- Doug is sick. Like, really super sick. He's sweating, and he can't talk or get out of bed.
- He's so hot the cicadas are screaming. (Nice touch, Bradbury.)
- He's also having fever hallucinations: Colonel Freeleigh is a broken puppet with springs exploding out of him; John Huff falls down an endless corridor; Miss Fern, Miss Roberta, and the Green Machine are swallowed up by the grass; and Mr. Auffmann comes down the street carrying the Happiness Machine on his back.
- Tom, who's not too thrilled about the idea of finding another sibling dead, is crying when Mr. Jonas comes by, so Mr. Jonas stops to ask him what's wrong.
- Doug has, Tom explains, had a tough year—his best friend moved away and his metal army men rusted when he left them out in the rain.
- Mr. Jonas gives Tom some wind chimes to hang in Doug's window and rides off, thinking.
- That evening, he comes back and asks Doug's mom if he can go up and see him. Doug's mom says he's not awake, by which she means conscious, and Mr. Jonas goes away.
- Doug's still inside getting his fever on, and it so hot that his parents move him out into the yard to sleep that night, hoping he'll cool off.

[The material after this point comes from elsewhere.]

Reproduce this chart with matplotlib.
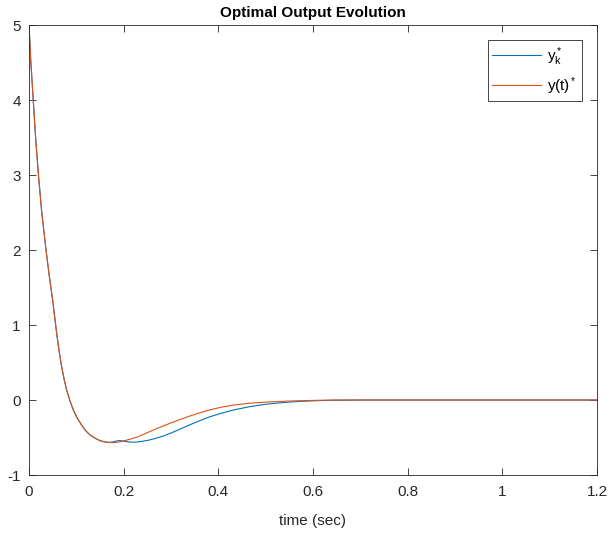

- Pause for just a moment here: In 1928, if your kid had a fever, you could just put him out in the yard for the night to cool him off. This was way before after-school specials about stranger danger, obvs.
- Mr. Jonas comes by in the night, sits besides Doug, and tells him, "Some people turn sad awfully young," which is both beautiful writing and another thing that is apparently not creepy for adults to do by 1928 standards.
- He drops off two glass bottles (are they perhaps ketchup bottles?) and tells Doug to "drink with his nose" when he wakes up.One bottle is labeled GREEN DUSK FOR DREAMING BRAND PURE NORTHERN AIR; the other is the same, but with winds and fog from the Aran Isles, Dublin Bay, and Iceland.
- He leaves them beside Doug's cot, telling him to remember that they came from the S.J. Jonas Bottling Company.
- Doug's eyes open: He has been healed by the magical power of an adult taking him seriously. Go Mr. Jonas.
- Later that night, Tom comes out, sees that Doug's better, and calls to his parents.
- They all come outside and hover over Doug's cot, only to find that his breath smells like night and water and cool moonlight.
- We think that sounds like a really cool smell, but we're not sold on the idea of having to stick our noses in somebody's mouth to find out.